It is commonly believed that polyphenol antioxidants, found in tea, have a variety of health benefits, including cardiovascular benefits. However, randomized trials to date have yielded mixed results on the effects of tea on cardiovascular risk factors.

To address inconsistencies in previous studies and to determine if there are effects of moderate tea drinking on cardiovascular risk factors, Kenneth J. Mukamal, M.D., M.P.H, M.A., and colleagues conducted a small, six-month, randomized clinical trial. The study included 28 adults, 55 years and older, who were at an increased risk for cardiovascular disease.

Researchers compared two groups of 14 participants, who were assigned to drink three glasses daily of either a standardized black tea preparation or water. After six months, research data showed that there were no significant differences between the tea group and the water group on advanced cardiovascular risk biomarkers, such as metabolic factors, lipid levels, markers of inflammation, and systolic blood pressure.

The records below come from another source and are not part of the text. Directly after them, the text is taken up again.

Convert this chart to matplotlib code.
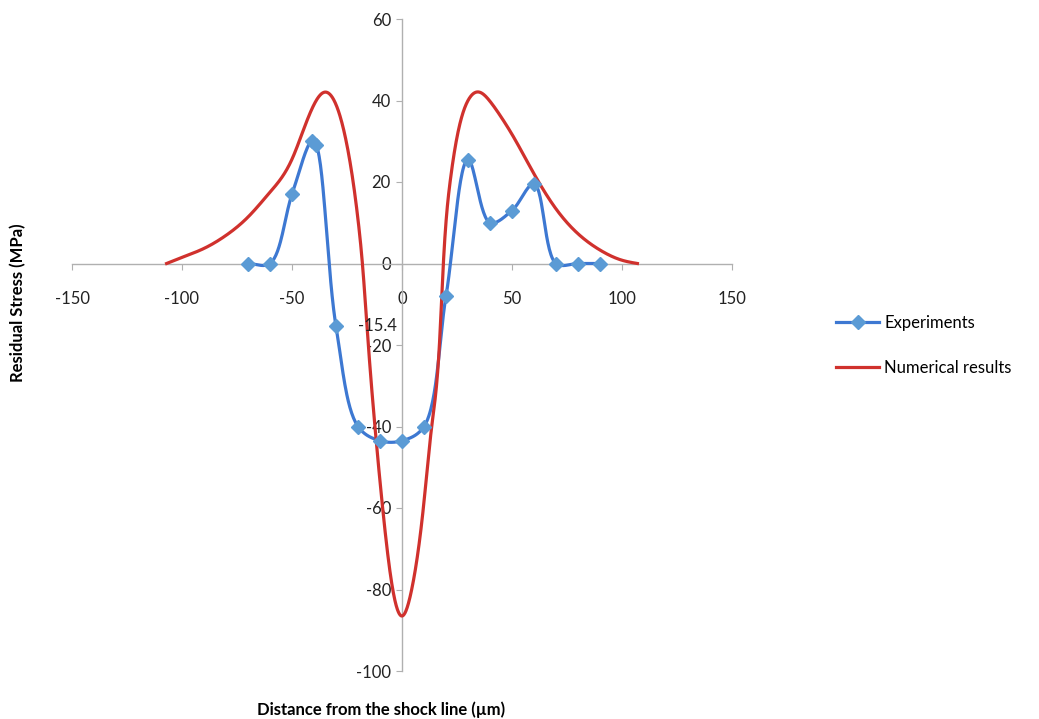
"""Residual stress vs distance from the shock line."""
import numpy as np
import matplotlib
matplotlib.use("Agg")
import matplotlib.pyplot as plt

plt.rcParams['font.family'] = ['Lato', 'DejaVu Sans']
plt.rcParams['axes.unicode_minus'] = False

# Experiments
exp_x = [-70, -60, -50, -41, -39, -30, -20, -10, 0, 10, 20, 30, 40, 50, 60, 70, 80, 90]
exp_y = [0, 0, 17, 30, 29, -15.4, -40, -43.5, -43.5, -40, -8, 25.5, 10, 13, 19.5, 0, 0, 0]

# Numerical results (traced points)
num_x = [-107, -100, -90, -80, -70, -60, -50, -45, -40, -35.5, -30, -25, -20, -18,
         -15.3, -12.3, -8.8, -4.2, 0, 4.4, 9.7, 13.5, 17, 18.8, 22, 25, 30,
         35.5, 40, 45, 50, 60, 70, 80, 90, 100, 107]
num_y = [0, 1.5, 3.7, 6.9, 11.4, 17.5, 25.6, 32.5, 39, 42, 39, 29, 10.8, 0,
         -20, -40, -60, -80, -86.5, -80, -60, -40, -20, 0, 20.6, 31, 40,
         42, 39.8, 36, 31.7, 22, 13.4, 7.3, 3.3, 0.8, 0]

x_ticks = [-150, -100, -50, 0, 50, 100, 150]
y_ticks = [-100, -80, -60, -40, -20, 0, 20, 40, 60]

# rough px-per-unit, only so the curve spacing is measured like on screen
SX, SY = 2.2, 4.075


def centripetal(xs, ys, n=30, alpha=0.5):
    P = np.column_stack([np.array(xs) * SX, np.array(ys) * SY]).astype(float)
    P = np.vstack([2 * P[0] - P[1], P, 2 * P[-1] - P[-2]])
    out = []
    for i in range(1, len(P) - 2):
        p0, p1, p2, p3 = P[i - 1], P[i], P[i + 1], P[i + 2]
        t0 = 0.0
        t1 = t0 + np.linalg.norm(p1 - p0) ** alpha
        t2 = t1 + np.linalg.norm(p2 - p1) ** alpha
        t3 = t2 + np.linalg.norm(p3 - p2) ** alpha
        t = np.linspace(t1, t2, n, endpoint=False)[:, None]
        a1 = (t1 - t) / (t1 - t0) * p0 + (t - t0) / (t1 - t0) * p1
        a2 = (t2 - t) / (t2 - t1) * p1 + (t - t1) / (t2 - t1) * p2
        a3 = (t3 - t) / (t3 - t2) * p2 + (t - t2) / (t3 - t2) * p3
        b1 = (t2 - t) / (t2 - t0) * a1 + (t - t0) / (t2 - t0) * a2
        b2 = (t3 - t) / (t3 - t1) * a2 + (t - t1) / (t3 - t1) * a3
        out.append((t2 - t) / (t2 - t1) * b1 + (t - t1) / (t2 - t1) * b2)
    out.append(P[-2][None])
    s = np.vstack(out)
    return s[:, 0] / SX, s[:, 1] / SY


def natural_spline(x, y, n=1500):
    x = np.asarray(x, float)
    y = np.asarray(y, float)
    m = len(x)
    h = np.diff(x)
    A = np.zeros((m, m))
    r = np.zeros(m)
    A[0, 0] = A[-1, -1] = 1
    for i in range(1, m - 1):
        A[i, i - 1] = h[i - 1]
        A[i, i] = 2 * (h[i - 1] + h[i])
        A[i, i + 1] = h[i]
        r[i] = 6 * ((y[i + 1] - y[i]) / h[i] - (y[i] - y[i - 1]) / h[i - 1])
    M = np.linalg.solve(A, r)
    xs = np.linspace(x[0], x[-1], n)
    k = np.clip(np.searchsorted(x, xs) - 1, 0, m - 2)
    a, b = x[k], x[k + 1]
    hk = b - a
    ys = (M[k] * (b - xs) ** 3 / (6 * hk) + M[k + 1] * (xs - a) ** 3 / (6 * hk)
          + (y[k] / hk - M[k] * hk / 6) * (b - xs)
          + (y[k + 1] / hk - M[k + 1] * hk / 6) * (xs - a))
    return xs, ys


fig = plt.figure(figsize=(10.39, 7.19), dpi=100)
ax = fig.add_axes([72 / 1039, 48 / 719, 660 / 1039, 652 / 719])

bx, by = centripetal(exp_x, exp_y)
ax.plot(bx, by, color='#3d78d2', lw=2.3, zorder=3)
ax.plot(exp_x, exp_y, ls='none', marker='D', ms=7.5, color='#5b9bd5',
        mec='#5b9bd5', zorder=4)
rx, ry = natural_spline(num_x, num_y)
ax.plot(rx, ry, color='#d0312d', lw=2.3, zorder=3)

ax.text(-11, -15.4, '-15.4', fontsize=12, ha='center', va='center', color='#222222')

ax.set_xlim(-150, 150)
ax.set_ylim(-100, 60)
ax.set_xticks(x_ticks)
ax.set_yticks(y_ticks)
ax.spines['left'].set_position(('data', 0))
ax.spines['bottom'].set_position(('data', 0))
ax.spines['top'].set_visible(False)
ax.spines['right'].set_visible(False)
for s in ('left', 'bottom'):
    ax.spines[s].set_color('#b0b0b0')
    ax.spines[s].set_linewidth(1.0)
ax.tick_params(axis='x', direction='out', length=4, color='#b0b0b0',
               pad=16, labelsize=12, labelcolor='#222222')
ax.tick_params(axis='y', direction='out', length=4, color='#b0b0b0',
               pad=4, labelsize=12, labelcolor='#222222')
ax.patch.set_alpha(0)

fig.text(381 / 1039, 1 - 710 / 719, 'Distance from the shock line (µm)',
         fontsize=12, fontweight='bold', ha='center', va='center')
fig.text(18 / 1039, 1 - 303 / 719, 'Residual Stress (MPa)', fontsize=12,
         fontweight='bold', rotation=90, ha='center', va='center')

# legend
h1, = ax.plot([], [], color='#3d78d2', lw=2.3, marker='D', ms=7.5,
              mfc='#5b9bd5', mec='#5b9bd5')
h2, = ax.plot([], [], color='#d0312d', lw=2.3)
fig.legend([h1, h2], ['Experiments', 'Numerical results'], loc='upper left',
           bbox_to_anchor=(836 / 1039, 1 - 315 / 719), frameon=False,
           fontsize=12, handlelength=2.6, handletextpad=0.3, labelspacing=1.75,
           borderpad=0, borderaxespad=0)

plt.savefig('out.png', dpi=100)
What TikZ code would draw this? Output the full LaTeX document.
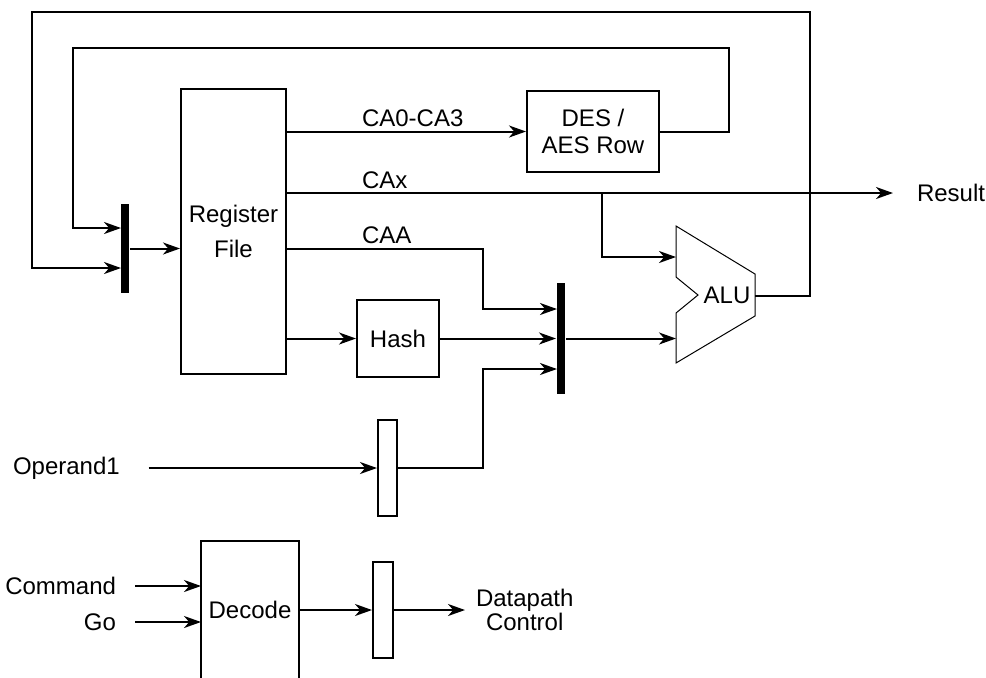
\documentclass[tikz,border=0pt]{standalone}
\usepackage{fontspec}
\setmainfont{Liberation Sans}
\usetikzlibrary{arrows.meta}
\begin{document}
\begin{tikzpicture}[x=0.5pt,y=-0.5pt,
  line width=1pt,
  arr/.style={-{Stealth[length=8.5pt,width=6pt,inset=2.6pt]}},
  blk/.style={draw, line width=1pt, inner sep=0pt, font=\fontsize{12}{14}\selectfont},
  bar/.style={fill=black, draw=none, minimum width=4pt, inner sep=0pt},
  lbl/.style={inner sep=0pt, font=\fontsize{12}{14}\selectfont},
]
\useasboundingbox (0,0) rectangle (986,677);

% blocks
\node[blk, minimum width=52.5pt, minimum height=142.5pt, align=center, font=\fontsize{12}{17.5}\selectfont] (rf) at (233.5,231.5) {Register\\File};
\node[blk, minimum width=66pt, minimum height=40.5pt, align=center, font=\fontsize{12}{13.5}\selectfont] (des) at (593,131.5) {DES /\\AES Row};
\node[blk, minimum width=41pt, minimum height=38.5pt] (hash) at (398,338.5) {Hash};
\node[bar, minimum height=44.5pt] (m1) at (125,248.5) {};
\node[bar, minimum height=55.5pt] (m2) at (561,338.5) {};
\node[blk, minimum width=9.5pt, minimum height=48pt] (m3) at (387.5,468) {};
\node[blk, minimum width=10pt, minimum height=48pt] (m4) at (383,610) {};
\node[lbl, minimum width=48pt, minimum height=67.5pt] (dec) at (250,609.5) {Decode};
\draw (dec.south west) -- (dec.north west) -- (dec.north east) -- (dec.south east);

% ALU
\draw[line width=0.5pt] (676,226) -- (755,274) -- (755,316) -- (676,363) -- (676,313) -- (698,295) -- (676,277) -- cycle;
\node[lbl] (alu) at (727,295) {ALU};
\coordinate (aluin1) at (676,257);
\coordinate (aluin2) at (676,338.5);
\coordinate (aluout) at (755,296);

% texts
\node[lbl, anchor=west] (res) at (916,193) {Result};
\node[lbl, anchor=west] (op) at (12,468) {Operand1};
\node[lbl, anchor=east] (cmd) at (117,586) {Command};
\node[lbl, anchor=east] (go) at (117,622) {Go};
\node[lbl, anchor=west, align=center, font=\fontsize{12}{12}\selectfont] (dp) at (475,610) {Datapath\\Control};
\node[lbl, anchor=west] (lca) at (361,118) {CA0-CA3};
\node[lbl, anchor=west] (lcax) at (361,180) {CAx};
\node[lbl, anchor=west] (lcaa) at (361,235) {CAA};

% helper coordinates
\coordinate (m1a) at (121,228);
\coordinate (m1b) at (121,268);
\coordinate (m2a) at (557,309);
\coordinate (m2c) at (557,369);
\coordinate (br) at (602,193);

% connectors
\draw[arr] (aluout) -- (810,296) |- (32,12) |- (m1b);
\draw[arr] (des.east) -- (729,131.5) |- (73,48) |- (m1a);
\draw[arr] (m1.east) -- (rf.west |- m1.east);
\draw[arr] (rf.east |- des.west) -- (des.west);
\draw[arr, shorten >=11.5pt] (rf.east |- res.west) -- (res.west);
\draw[arr] (br) |- (aluin1);
\draw[arr] (rf.east |- m1.east) -| (483,309) -- (m2a);
\draw[arr] (rf.east |- hash.west) -- (hash.west);
\draw[arr] (hash.east) -- (m2.west |- hash.east);
\draw[arr] (m2.east) -- (aluin2);
\draw[arr] (m3.east) -| (483,369) -- (m2c);
\draw[arr, shorten <=14pt] (op.east) -- (m3.west |- op.east);
\draw[arr, shorten <=9pt] (cmd.east) -- (dec.west |- cmd.east);
\draw[arr, shorten <=9pt] (go.east) -- (dec.west |- go.east);
\draw[arr] (dec.east |- m4.west) -- (m4.west);
\draw[arr, shorten >=5pt] (m4.east) -- (dp.west |- m4.east);
\end{tikzpicture}
\end{document}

It should be noted that not all pathways to cardiovascular disease were measured in the study. Also, although the black tea used in the study contained ample polyphenol content, doses given to participants were smaller than in some previous studies. The researchers believe their study is the longest such trial conducted to date, but concluded that confirmation of the effects of black tea on cardiovascular risk will require larger and longer studies in more diverse populations.


  • Kenneth J. Mukamal, M.D., M.P.H., M.A., Kristen McDermott, R.N., Joe A. Vinson, Ph.D., et al. A 6-Month Randomized Pilot Study of Black Tea and Cardiovascular Risk Factors. American Heart Journal.